Another problem was that writing the Compilable
methods required knowing how gnu.bytecode works.
The key insight is that saving compile-time literals and then restoring
them at run-time is a kind of “object persistence”, similar
to that offered by Java serialization. One option considered was to
use standard serialization, but that required some way to store the
serialized data in a class file.
The article Long-Term
Persistence for JavaBeans suggested an alternative.
I realized that using Externalizable classes provided
the more abstract serialization we needed.
Let us start with a summary: An object that can be a literal must implement
the java.io.Externalizable interface. When the
compiler need to generate a reference to a literal value, it calls the
object's writeExternal method. The
writeExternal method expects an argument that
implements the java.io.ObjectOutput interface.
The actual argument is a LitTable object owned
by the compiler. A writeExternal method
can call the standard ObjectOutput methods, such
as writeObject, writeInt,
and so on. The LitTable remembers the
values that were passed to it in these writeObject,
writeInt, etc calls, and creates an
“argument list” from those values. When the
writeExternal returns, the LitTable
will take the argument list, and look for a matching constructor in
the literal's class, using reflection. It will also look for methods named
make or set.
If found, the compiler will generate a call to the matching method.
Simple values in the argument list will be pushed on the JVM stack directly;
object references will use values generated using previous
calls to writeExternal.
Here are more details on how the compiler selects which method
to invoke to re-create an object.
If the compiler detects a recursive writeObject call
with the object as an argument while writeExternal
is called on the object, then the object cyclically references itself.
In that case, the compiler must take care to construct the object so
that the cycle gets reproduced at run-time.
This is done by first generating a call to the default constructor,
and saving the result in a static field. The argument list is evaluated,
with recursive references using the saved static field. Then we
call a method to properly initialize the object using the evaluated
argument list. The compiler looks for a method named set
with a parameter list matching the argument list. If there is no such
method, the compiler gives up. (In the future, we could use JavaBeans
introspection, or look for a Java2 ObjectStreamField to
determine how to set the properties.)
If an object does not have a cycle, the compiler first looks for a
matching static method named make. If it
does not find one, it looks a matching constructor. In the latter
case, the compiler must also check to see if there is
a zero-argument readResolve method, which Java 2
serialization uses to replace an object by a canonical object.

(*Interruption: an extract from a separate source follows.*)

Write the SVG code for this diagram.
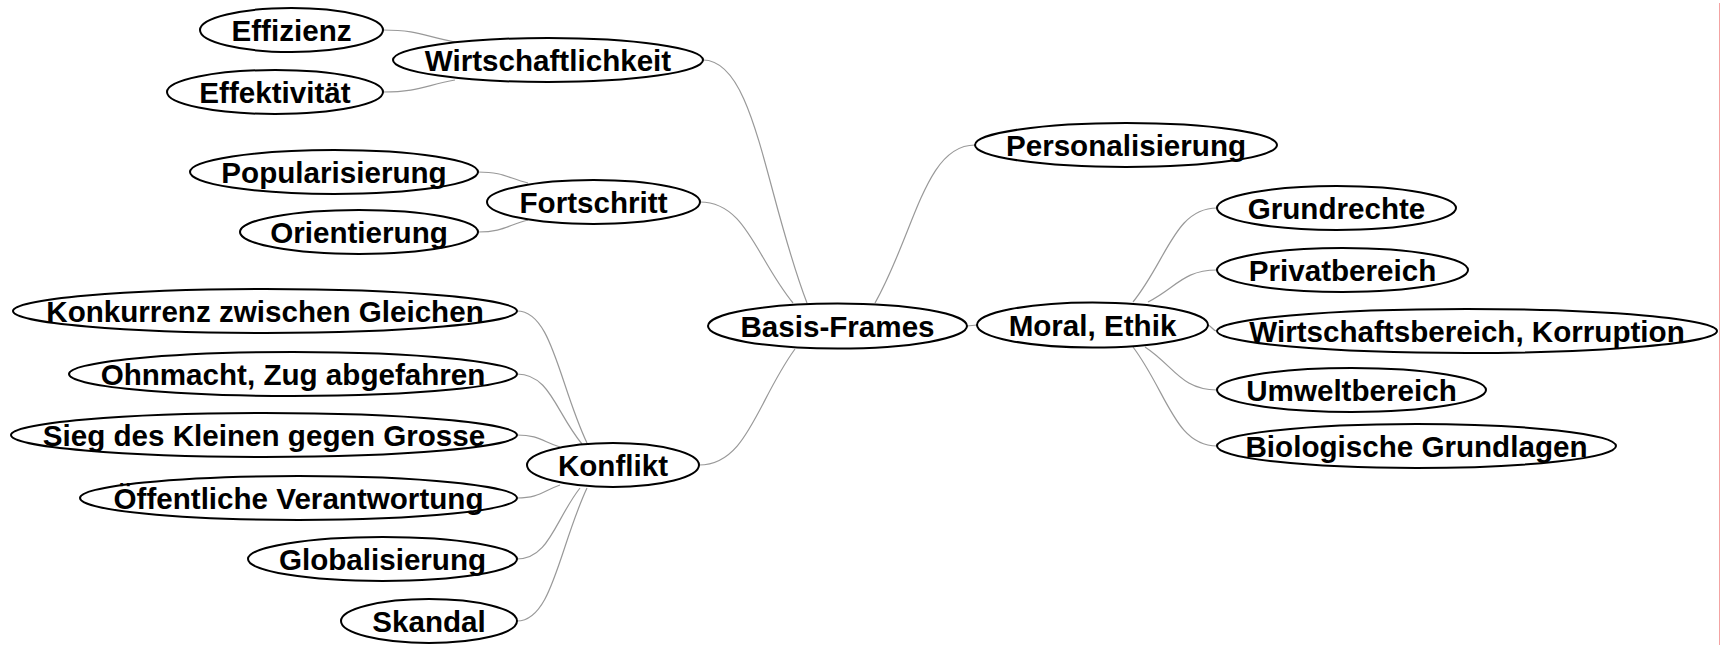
<svg xmlns="http://www.w3.org/2000/svg" width="1722" height="645" viewBox="0 0 1722 645">
<style>
.node ellipse{fill:#fff;stroke:#000;stroke-width:2}
.node text{font-family:"Liberation Sans",Arial,sans-serif;font-weight:bold;font-size:29.6px;text-anchor:middle;fill:#000}
#connectors path{fill:none;stroke:#999;stroke-width:1.2}
</style>
<rect width="1722" height="645" fill="#fff"/>
<line x1="1719.5" y1="3" x2="1719.5" y2="645" stroke="#f4a3a3" stroke-width="1"/>
<g id="connectors">
<path d="M383,30 C419,30 426,37 455,42"/>
<path d="M383,92 C419,92 426,85 455,80"/>
<path d="M478,172 C503,172 508,178 528,183"/>
<path d="M478,232 C503,232 508,225 528,220"/>
<path d="M703,60 C755,60 765,194 807,303"/>
<path d="M700,202 C746,202 756,258 793,303"/>
<path d="M699,465 C747,465 757,401 795,349"/>
<path d="M517,311 C552,311 559,384 587,443"/>
<path d="M517,374 C550,374 556,413 582,444"/>
<path d="M517,435 C539,435 543,442 560,447"/>
<path d="M517,498 C539,498 543,491 560,485"/>
<path d="M517,559 C549,559 555,520 580,488"/>
<path d="M517,621 C552,621 559,548 587,488"/>
<path d="M975,145 C925,145 915,232 875,303"/>
<path d="M967,326 L977,325"/>
<path d="M1217,208 C1175,208 1167,260 1133,302"/>
<path d="M1217,270 C1183,270 1176,288 1148,302"/>
<path d="M1217,331 C1212,331 1212,325 1207,325"/>
<path d="M1217,390 C1181,390 1174,366 1145,347"/>
<path d="M1217,446 C1175,446 1167,392 1133,347"/>
</g>
<g id="n-effizienz" class="node"><ellipse cx="291.5" cy="30" rx="91.5" ry="22"/><text x="291.5" y="40.5">Effizienz</text></g>
<g id="n-wirtschaftlichkeit" class="node"><ellipse cx="548" cy="60" rx="155" ry="22"/><text x="548" y="70.5">Wirtschaftlichkeit</text></g>
<g id="n-effektivitaet" class="node"><ellipse cx="275" cy="92" rx="108" ry="22"/><text x="275" y="102.5">Effektivität</text></g>
<g id="n-popularisierung" class="node"><ellipse cx="334" cy="172" rx="144" ry="22"/><text x="334" y="182.5">Popularisierung</text></g>
<g id="n-fortschritt" class="node"><ellipse cx="593.5" cy="202" rx="106.5" ry="22"/><text x="593.5" y="212.5">Fortschritt</text></g>
<g id="n-orientierung" class="node"><ellipse cx="359" cy="232" rx="119" ry="22"/><text x="359" y="242.5">Orientierung</text></g>
<g id="n-konkurrenz" class="node"><ellipse cx="265" cy="311" rx="252" ry="22"/><text x="265" y="321.5">Konkurrenz zwischen Gleichen</text></g>
<g id="n-ohnmacht" class="node"><ellipse cx="293" cy="374" rx="224" ry="22"/><text x="293" y="384.5">Ohnmacht, Zug abgefahren</text></g>
<g id="n-sieg" class="node"><ellipse cx="264" cy="435" rx="253" ry="22"/><text x="264" y="445.5">Sieg des Kleinen gegen Grosse</text></g>
<g id="n-verantwortung" class="node"><ellipse cx="298.5" cy="498" rx="218.5" ry="22"/><text x="298.5" y="508.5">Öffentliche Verantwortung</text></g>
<g id="n-globalisierung" class="node"><ellipse cx="382.5" cy="559" rx="134.5" ry="22"/><text x="382.5" y="569.5">Globalisierung</text></g>
<g id="n-skandal" class="node"><ellipse cx="429" cy="621" rx="88" ry="22"/><text x="429" y="631.5">Skandal</text></g>
<g id="n-konflikt" class="node"><ellipse cx="613" cy="465" rx="86" ry="22"/><text x="613" y="475.5">Konflikt</text></g>
<g id="n-basis" class="node"><ellipse cx="837.5" cy="326" rx="129.5" ry="22.5"/><text x="837.5" y="336.5">Basis-Frames</text></g>
<g id="n-moral" class="node"><ellipse cx="1092.5" cy="325" rx="115.5" ry="22.5"/><text x="1092.5" y="335.5">Moral, Ethik</text></g>
<g id="n-personalisierung" class="node"><ellipse cx="1126" cy="145" rx="151" ry="22"/><text x="1126" y="155.5">Personalisierung</text></g>
<g id="n-grundrechte" class="node"><ellipse cx="1336.5" cy="208" rx="119.5" ry="22"/><text x="1336.5" y="218.5">Grundrechte</text></g>
<g id="n-privatbereich" class="node"><ellipse cx="1342.5" cy="270" rx="125.5" ry="22"/><text x="1342.5" y="280.5">Privatbereich</text></g>
<g id="n-wirtschaftsbereich" class="node"><ellipse cx="1467" cy="331" rx="250" ry="22"/><text x="1467" y="341.5">Wirtschaftsbereich, Korruption</text></g>
<g id="n-umweltbereich" class="node"><ellipse cx="1351.5" cy="390" rx="134.5" ry="22"/><text x="1351.5" y="400.5">Umweltbereich</text></g>
<g id="n-biologische" class="node"><ellipse cx="1416.5" cy="446" rx="199.5" ry="22"/><text x="1416.5" y="456.5">Biologische Grundlagen</text></g>
</svg>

(Kawa does not require Java 2, but LitTable
does respect this Java 2 extension to serialization.)
As a last resort, the compiler looks for a default constructor
followed by set, as in the cycle case.
The writeExternal method of some classes
may generate a variable number of values.
Therefore, if a constructor or method takes an array parameter, then
LitTable will consider it as matching the
argument list if the latter contains an int
(written using writeInt) followed by that
number of arguments of the component type of the array.
(One could argue that this feature is an unneeded kludge, since
there is the alternative that writeExternal
could just call writeObject
with a single array argument, instead of calling
writeObject a variable number of times.
However, that would expose the internal array into the externalization
protocol, which is wrong.)
Advantages of this implementation include:
No explicit dependency on any class in the the gnu.expr
package. All a class needs to be used in literals is to implement
Externalizable, and provide a matching method
for creating object instances.
No need to write special code to handle literals.
Literals are re-created using efficient code at class initialization time.
Automatically handles cycles and duplicate references. (Standard Scheme does not support self-referential constants, but for example Common Lisp does. See section 25.1.4 “Similarity of Constants” in [CommonLisp2].)
Only requires standard JDK 1.1 features.